In terms of carats produced, the Marange field is one of the largest diamond producing projects in the world, estimated to produce 12 million carats in 2014 worth over $350 million. Zimbabwe is the biggest trading partner of South Africa on the continent.

Taxes and tariffs are high for private enterprises, while state enterprises are strongly subsidized. State regulation is costly to companies; starting or closing a business is slow and costly. Government spending was predicted to reach 67% of GDP in 2007.[169]

Tourism was an important industry for the country, but has been failing in recent years. The Zimbabwe Conservation Task Force released a report in June 2007, estimating 60% of Zimbabwe’s wildlife has died since 2000 due to poaching and deforestation. The report warns that the loss of life combined with widespread deforestation is potentially disastrous for the tourist industry.

The ICT sector of Zimbabwe has been growing at a fast pace. A report by the mobile internet browser company, Opera, in June/July 2011 has ranked Zimbabwe as Africa’s fastest growing market.

Since 1 January 2002, the government of Zimbabwe has had its lines of credit at international financial institutions frozen, through U.S. legislation called the Zimbabwe Democracy and Economic Recovery Act of 2001 (ZDERA).

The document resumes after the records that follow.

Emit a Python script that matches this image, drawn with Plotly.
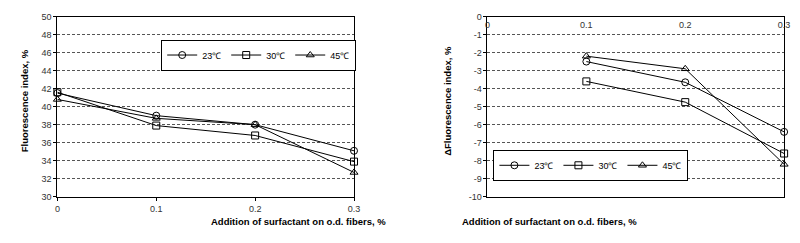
import plotly.graph_objects as go

# Left chart data
x_left = [0, 0.1, 0.2, 0.3]
fi_23 = [41.5, 39.0, 38.0, 35.1]
fi_30 = [41.6, 37.9, 36.8, 33.9]
fi_45 = [40.8, 38.7, 38.0, 32.7]

# Right chart data
x_right = [0.1, 0.2, 0.3]
dfi_23 = [-2.5, -3.65, -6.4]
dfi_30 = [-3.6, -4.75, -7.6]
dfi_45 = [-2.2, -2.9, -8.2]

names = ["23\u2103", "30\u2103", "45\u2103"]
symbols = ["circle-open", "square-open", "triangle-up-open"]

x_ticks = [0, 0.1, 0.2, 0.3]
x_ticklabels = ["0", "0.1", "0.2", "0.3"]
yl_ticks = list(range(30, 51, 2))
yr_ticks = list(range(-10, 1))

FONT = "Liberation Sans, Arial, sans-serif"
TICKC = "#333"

fig = go.Figure()

for ys, nm, sym in zip([fi_23, fi_30, fi_45], names, symbols):
    fig.add_trace(go.Scatter(
        x=x_left, y=ys, name=nm, mode="lines+markers", cliponaxis=False,
        line=dict(color="black", width=1),
        marker=dict(symbol=sym, size=7, color="black", line=dict(width=1, color="black")),
        xaxis="x", yaxis="y", legend="legend",
    ))

for ys, nm, sym in zip([dfi_23, dfi_30, dfi_45], names, symbols):
    fig.add_trace(go.Scatter(
        x=x_right, y=ys, name=nm, mode="lines+markers", cliponaxis=False,
        line=dict(color="black", width=1),
        marker=dict(symbol=sym, size=7, color="black", line=dict(width=1, color="black")),
        xaxis="x2", yaxis="y2", legend="legend2",
    ))

ydom = [43 / 243, 231 / 243]
grid = dict(showgrid=True, gridcolor="#555", gridwidth=1, griddash="3px,2px")

legend_common = dict(
    xanchor="left", yanchor="top",
    orientation="h", bgcolor="white", bordercolor="black", borderwidth=1,
    font=dict(size=9, color="black"), itemwidth=30,
)

fig.update_layout(
    width=800, height=243,
    margin=dict(l=0, r=0, t=0, b=0),
    paper_bgcolor="white", plot_bgcolor="white",
    font=dict(family=FONT, size=9, color=TICKC),
    xaxis=dict(
        domain=[55 / 800, 355 / 800], range=[0, 0.3],
        tickvals=x_ticks, ticktext=x_ticklabels,
        showline=True, linecolor="black", linewidth=1, mirror=True,
        ticks="outside", ticklen=3, tickcolor="black",
        showgrid=False, zeroline=False, anchor="y",
        tickfont=dict(size=9, color=TICKC),
    ),
    yaxis=dict(
        domain=ydom, range=[30, 50],
        tickvals=yl_ticks, ticktext=[str(v) for v in yl_ticks],
        showline=True, linecolor="black", linewidth=1, mirror=True,
        ticks="outside", ticklen=3, tickcolor="black",
        zeroline=False, anchor="x",
        tickfont=dict(size=9, color=TICKC),
        **grid,
    ),
    xaxis2=dict(
        domain=[490 / 800, 790 / 800], range=[0, 0.3],
        tickvals=x_ticks, ticktext=x_ticklabels,
        side="top", ticklabelposition="inside", ticklabeloverflow="allow",
        ticklabelstandoff=4,
        showline=True, linecolor="black", linewidth=1, mirror=True,
        ticks="", showgrid=False, zeroline=False, anchor="y2",
        tickfont=dict(size=9, color=TICKC),
    ),
    yaxis2=dict(
        domain=ydom, range=[-10, 0],
        tickvals=yr_ticks, ticktext=[str(v) for v in yr_ticks],
        showline=True, linecolor="black", linewidth=1, mirror=True,
        ticks="outside", ticklen=3, tickcolor="black",
        zeroline=False, anchor="x2",
        tickfont=dict(size=9, color=TICKC),
        **grid,
    ),
    legend=dict(x=160 / 800, y=(243 - 36) / 243, **legend_common),
    legend2=dict(x=496 / 800, y=(243 - 151) / 243, **legend_common),
    showlegend=True,
)

title_font = dict(family=FONT, size=9.5, color="black", weight="bold")
xtitle = "Addition of surfactant on o.d. fibers, %"
fig.add_annotation(x=208 / 800, y=(243 - 234) / 243, xref="paper", yref="paper",
                   text=xtitle, showarrow=False, font=title_font)
fig.add_annotation(x=643 / 800, y=(243 - 234) / 243, xref="paper", yref="paper",
                   text=xtitle, showarrow=False, font=title_font)
fig.add_annotation(x=15 / 800, y=(243 - 100) / 243, xref="paper", yref="paper",
                   text="Fluorescence index, %", textangle=-90, showarrow=False, font=title_font)
fig.add_annotation(x=450 / 800, y=(243 - 100) / 243, xref="paper", yref="paper",
                   text="\u0394Fluorescence index, %", textangle=-90, showarrow=False, font=title_font)

fig.write_html("out.html")
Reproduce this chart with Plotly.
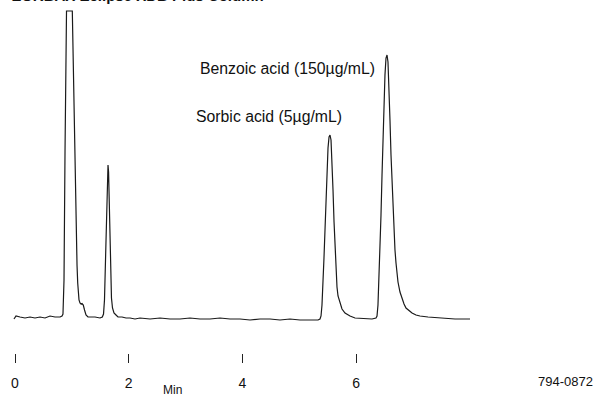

Section 4C instructs the Secretary of the Treasury to direct directors at international financial institutions to veto the extension of loans and credit to the Zimbabwean government. According to the United States, these sanctions target only seven specific businesses owned or controlled by government officials and not ordinary citizens.

Zimbabwe maintained positive economic growth throughout the 1980s (5% GDP growth per year) and 1990s (4.3% GDP growth per year). The economy declined from 2000: 5% decline in 2000, 8% in 2001, 12% in 2002 and 18% in 2003. Zimbabwe’s involvement from 1998 to 2002 in the war in the Democratic Republic of the Congo drained hundreds of millions of dollars from the economy. From 1999 to 2009, Zimbabwe saw the lowest ever economic growth with an annual GDP decrease of 6.1%.

The downward spiral of the economy has been attributed mainly to mismanagement and corruption by the government and the eviction of more than 4,000 white farmers in the controversial land confiscations of 2000. The Zimbabwean government and its supporters attest that it was Western policies to avenge the expulsion of their kin that sabotaged the economy.

By 2005, the purchasing power of the average Zimbabwean had dropped to the same levels in real terms as 1953. In 2005, the government, led by central bank governor Gideon Gono, started making overtures that white farmers could come back. There were 400 to 500 still left in the country, but much of the land that had been confiscated was no longer productive. By 2016 there were about 300 farms owned by white farmers left out of the original 4,500. The farms left were either too remote or their owners had paid for protection or collaborated with the regime.